More than 200 UTEP students participated in the beautification of the grounds outside the University’s Military Science Building as part of the third annual Greek Day of Service on Friday, November 3, 2017, which was Texas Arbor Day.
Members of 15 campus fraternities and sororities dug irrigation ditches, moved landscape rocks, and planted trees, shrubs and flowering plants as a way to give back to the University. Organizers estimated the participants donated more than 600 volunteer hours before they finished in mid-afternoon.
The students’ gloved hands used shovels and hard rakes to accomplish their goals as the sounds of music, laughter, conversation and a bulldozer filled the job site. They were supervised by members of UTEP’s grounds team.
“It’s always good to help,” said Alex Urquidi, a junior finance major who was joined by about 10 of his Omega Delta Phi brothers. He spent part of his morning digging a trench.
Another first time participant was Antonia Taylor, a sophomore multimedia journalism major, who is a member of Kappa Delta Chi and the Greek Program Board. She arrived early and helped with registration before helping to dig an irrigation trench. Later she planned to be part of a planting brigade.
“My back hurts,” she said with a wide smile, but added that these events are an opportunity for the public to know that Greek life is more than just parties. “I enjoy helping to make my campus look better one rock at a time.”
The students did a fantastic job, said Diana De La O, UTEP’s horticulture supervisor. She was on her hands and knees working alongside students who were planting evergreens and flowering plants around irrigation lines along Glory Road, and answering their gardening questions.
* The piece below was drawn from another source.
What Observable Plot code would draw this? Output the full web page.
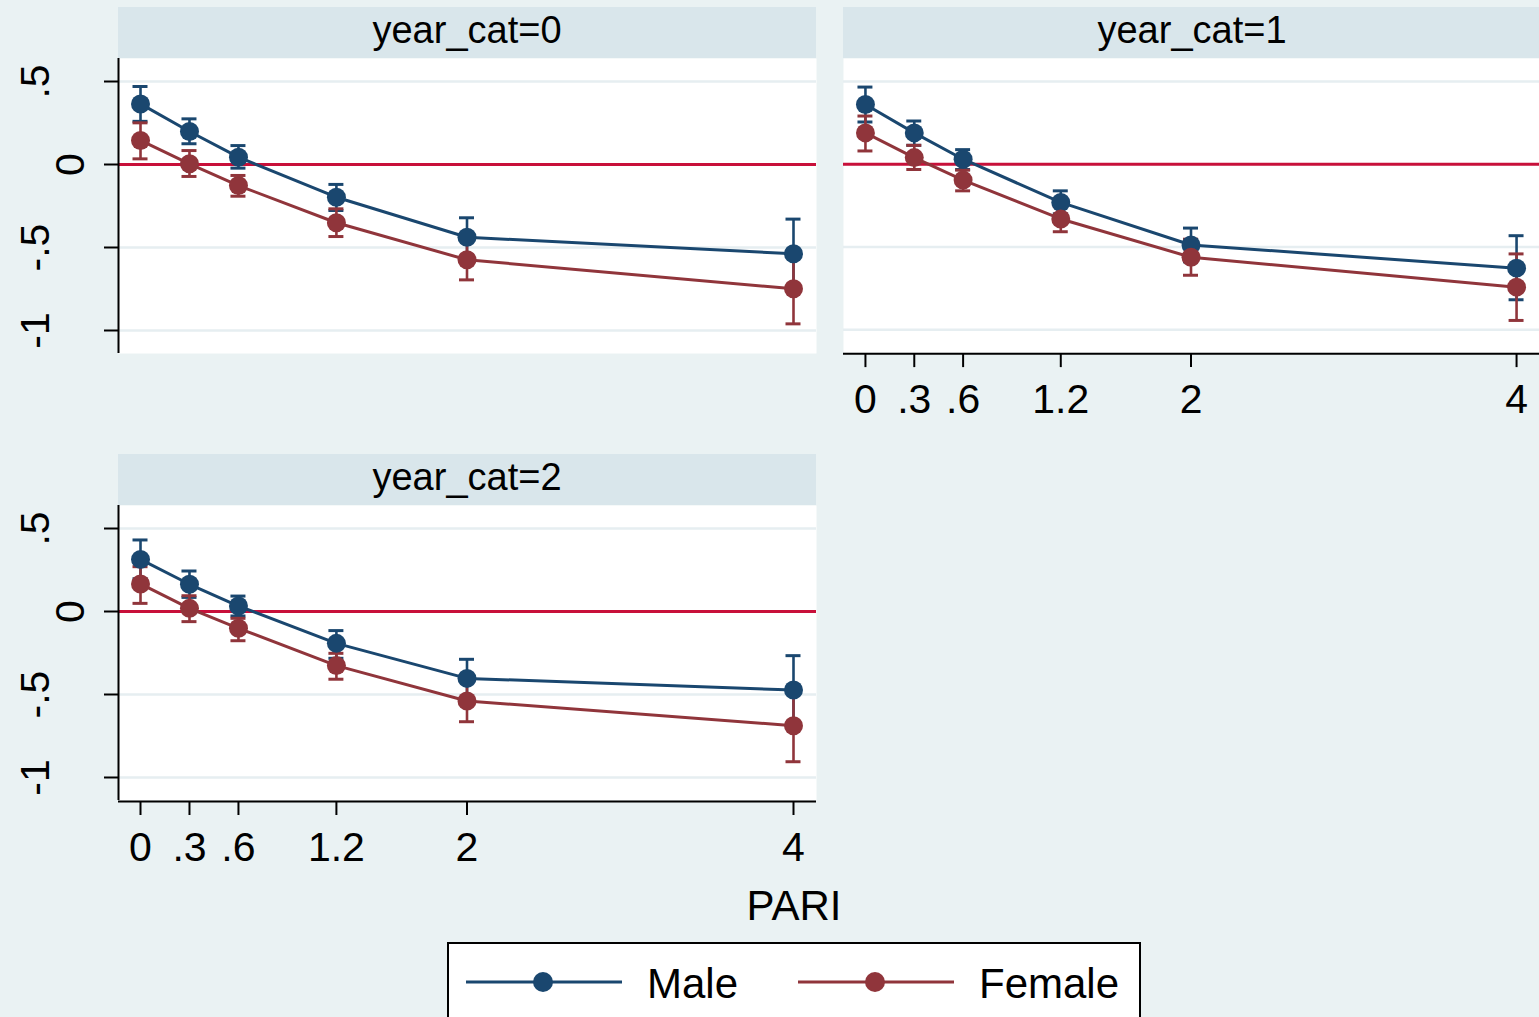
<!DOCTYPE html>
<html>
<head>
<meta charset="utf-8">
<script src="https://cdn.jsdelivr.net/npm/d3@7"></script>
<script src="https://cdn.jsdelivr.net/npm/@observablehq/plot@0.6"></script>
<style>
  html, body { margin: 0; padding: 0; background: #eaf2f3; overflow: hidden; }
  #graph { position: relative; width: 1539px; height: 1017px; background: #eaf2f3;
           font-family: "Liberation Sans", Arial, Helvetica, sans-serif; color: #000; }
  .strip { position: absolute; height: 51px; background: #d9e6eb; display: flex;
           align-items: center; justify-content: center; font-size: 38px; line-height: 1;
           box-sizing: border-box; padding-bottom: 5px; }
  .panel { position: absolute; }
  .panel svg { overflow: visible; display: block; }
  #xtitle { position: absolute; left: 694px; width: 200px; top: 883px; text-align: center;
            font-size: 42px; line-height: 46px; }
  #legend { position: absolute; left: 447px; top: 942px; width: 694px; height: 90px;
            background: #fff; border: 2px solid #000; box-sizing: border-box; }
</style>
</head>
<body>
<div id="graph"></div>
<script>
// PARI levels on the x axis and their printed labels
const pari = [0, 0.3, 0.6, 1.2, 2, 4];
const pariLabels = ["0", ".3", ".6", "1.2", "2", "4"];

// y axis ticks and their printed labels
const yTicks = [0.5, 0, -0.5, -1];
const yTickLabels = [".5", "0", "-.5", "-1"];

const yearCats = [0, 1, 2];
const sexes = ["Male", "Female"];

// Predictive margins with 95% CIs, one row per year_cat (values at each PARI level)
const maleEst = [
  [0.365, 0.199, 0.044, -0.197, -0.438, -0.538],
  [0.361, 0.189, 0.030, -0.231, -0.488, -0.628],
  [0.314, 0.164, 0.033, -0.192, -0.403, -0.473]
];
const maleLo = [
  [0.260, 0.125, -0.022, -0.277, -0.555, -0.747],
  [0.255, 0.114, -0.032, -0.300, -0.590, -0.819],
  [0.197, 0.085, -0.027, -0.282, -0.518, -0.680]
];
const maleHi = [
  [0.470, 0.275, 0.114, -0.120, -0.321, -0.329],
  [0.466, 0.261, 0.088, -0.161, -0.386, -0.432],
  [0.431, 0.244, 0.093, -0.115, -0.288, -0.266]
];
const femaleEst = [
  [0.145, 0.004, -0.127, -0.351, -0.574, -0.749],
  [0.189, 0.040, -0.096, -0.331, -0.562, -0.743],
  [0.166, 0.019, -0.101, -0.326, -0.539, -0.688]
];
const femaleLo = [
  [0.034, -0.072, -0.191, -0.434, -0.695, -0.960],
  [0.080, -0.032, -0.161, -0.408, -0.671, -0.944],
  [0.049, -0.061, -0.176, -0.408, -0.664, -0.905]
];
const femaleHi = [
  [0.251, 0.084, -0.066, -0.267, -0.453, -0.538],
  [0.291, 0.114, -0.036, -0.256, -0.453, -0.542],
  [0.270, 0.095, -0.041, -0.252, -0.414, -0.471]
];

// Styling
const colors = { Male: "#1a476f", Female: "#90353b" };
const refColor = "#c8103a";
const gridColor = "#e6eef1";
const fontFamily = '"Liberation Sans", Arial, Helvetica, sans-serif';

const xDomain = [-0.1348, 4.1409];
const yDomain = [-1.1386, 0.6386];
const plotW = 698, plotH = 295, marginL = 118, marginB = 75;
const capHalf = 7.5 / (plotW / (xDomain[1] - xDomain[0]));

function rowsFor(cat) {
  const out = [];
  const src = { Male: [maleEst, maleLo, maleHi], Female: [femaleEst, femaleLo, femaleHi] };
  for (const sex of sexes) {
    const [e, lo, hi] = src[sex];
    pari.forEach((p, i) => out.push({ sex, pari: p, est: e[cat][i], lo: lo[cat][i], hi: hi[cat][i] }));
  }
  return out;
}

function panel(cat, showY, showX) {
  const rows = rowsFor(cat);
  const marks = [
    Plot.frame({ fill: "white", stroke: null }),
    Plot.ruleY(yTicks, { stroke: gridColor, strokeWidth: 2.5 }),
    Plot.ruleY([0], { stroke: refColor, strokeWidth: 3 })
  ];
  // confidence intervals with caps
  for (const sex of sexes) {
    const d = rows.filter(r => r.sex === sex);
    const c = colors[sex];
    marks.push(
      Plot.ruleX(d, { x: "pari", y1: "lo", y2: "hi", stroke: c, strokeWidth: 2.6 }),
      Plot.ruleY(d, { y: "lo", x1: r => r.pari - capHalf, x2: r => r.pari + capHalf, stroke: c, strokeWidth: 3 }),
      Plot.ruleY(d, { y: "hi", x1: r => r.pari - capHalf, x2: r => r.pari + capHalf, stroke: c, strokeWidth: 3 })
    );
  }
  // connected estimates
  for (const sex of sexes) {
    const d = rows.filter(r => r.sex === sex);
    const c = colors[sex];
    marks.push(
      Plot.line(d, { x: "pari", y: "est", stroke: c, strokeWidth: 3 }),
      Plot.dot(d, { x: "pari", y: "est", r: 9.5, fill: c, stroke: null })
    );
  }
  if (showY) {
    marks.push(
      Plot.ruleX([xDomain[0]], { stroke: "black", strokeWidth: 2 }),
      Plot.axisY(yTicks, { tickSize: 14, strokeWidth: 2, fill: "none", label: null }),
      Plot.text(yTicks, {
        filter: d => d === 0, y: d => d, text: d => yTickLabels[yTicks.indexOf(d)],
        frameAnchor: "left", dx: -48, rotate: -90, fontSize: 41,
        textAnchor: "middle", lineAnchor: "middle"
      }),
      Plot.text(yTicks, {
        filter: d => d !== 0, y: d => d, text: d => yTickLabels[yTicks.indexOf(d)],
        frameAnchor: "left", dx: -83, rotate: -90, fontSize: 41,
        textAnchor: "middle", lineAnchor: "middle"
      })
    );
  }
  if (showX) {
    marks.push(
      Plot.ruleY([yDomain[0]], { stroke: "black", strokeWidth: 2, dy: 1 }),
      Plot.axisX(pari, { tickSize: 14, strokeWidth: 2, fill: "none", label: null, dy: 1 }),
      Plot.text(pari, {
        x: d => d, text: d => pariLabels[pari.indexOf(d)],
        frameAnchor: "bottom", dy: 47, fontSize: 41, lineAnchor: "middle"
      })
    );
  }
  return Plot.plot({
    width: plotW + (showY ? marginL : 0),
    height: plotH + (showX ? marginB : 0),
    marginLeft: showY ? marginL : 0,
    marginRight: 0,
    marginTop: 0,
    marginBottom: showX ? marginB : 0,
    style: { background: "transparent", fontFamily, color: "#000", overflow: "visible" },
    x: { domain: xDomain, axis: null },
    y: { domain: yDomain, axis: null },
    marks
  });
}

const graph = document.getElementById("graph");

// panel layout: strip header position and plot placement
const layout = [
  { cat: 0, stripLeft: 118, stripTop: 7, left: 0, top: 58, showY: true, showX: false },
  { cat: 1, stripLeft: 843, stripTop: 7, left: 843, top: 58, showY: false, showX: true },
  { cat: 2, stripLeft: 118, stripTop: 454, left: 0, top: 505, showY: true, showX: true }
];

for (const p of layout) {
  const strip = document.createElement("div");
  strip.className = "strip";
  strip.style.left = p.stripLeft + "px";
  strip.style.top = p.stripTop + "px";
  strip.style.width = plotW + "px";
  strip.textContent = "year_cat=" + yearCats[p.cat];
  graph.appendChild(strip);

  const holder = document.createElement("div");
  holder.className = "panel";
  holder.style.left = p.left + "px";
  holder.style.top = p.top + "px";
  holder.appendChild(panel(p.cat, p.showY, p.showX));
  graph.appendChild(holder);
}

const xtitle = document.createElement("div");
xtitle.id = "xtitle";
xtitle.textContent = "PARI";
graph.appendChild(xtitle);

// legend
const legend = document.createElement("div");
legend.id = "legend";
graph.appendChild(legend);
const lsvg = d3.select(legend).append("svg").attr("width", 690).attr("height", 86);
sexes.forEach((sex, i) => {
  const g = lsvg.append("g").attr("transform", `translate(${17 + i * 332},0)`);
  g.append("line").attr("x1", 0).attr("x2", 156).attr("y1", 38).attr("y2", 38)
    .attr("stroke", colors[sex]).attr("stroke-width", 3.2);
  g.append("circle").attr("cx", 77).attr("cy", 38).attr("r", 10).attr("fill", colors[sex]);
  g.append("text").attr("x", 181).attr("y", 54).attr("font-size", 42)
    .attr("font-family", fontFamily).attr("fill", "#000").text(sex);
});
</script>
</body>
</html>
“These kids are awesome,” she said.
Part of Greek life is to value service and philanthropy, said Alicia Rascon, a coordinator with UTEP’s Student Engagement & Leadership Center. She helped coordinate the day’s activity.
“They see this as part of an ongoing partnership with the University,” Rascon said as volunteers moved all around her. “The students are passionate about leaving their mark. It is part of their legacy. They hope the work they do today will be enjoyed for years to come.”
Army Capt. Patrice Ingram, assistant professor of military science, said she has worked at UTEP for 2-1/2 years and she is grateful for the landscaping efforts by the students and noted the professionalism of the University grounds crew.
“A visually appealing building increases the value and attracts students to the area,” Ingram said. “The new plants and flowers definitely provided an improvement.”
Bruce Erhard, UTEP’s grounds manager, stopped trimming a creosote bush along Glory Road to compliment the students for their diligence to enhance the look, safety and accessibility of the University.
“I think this is a testament to who they are,” he said. “They are not doing this for recognition. It is a tribute to the UTEP spirit.”
The students previously beautified areas near the Sun Bowl Parking Garage and the Geological Sciences Building.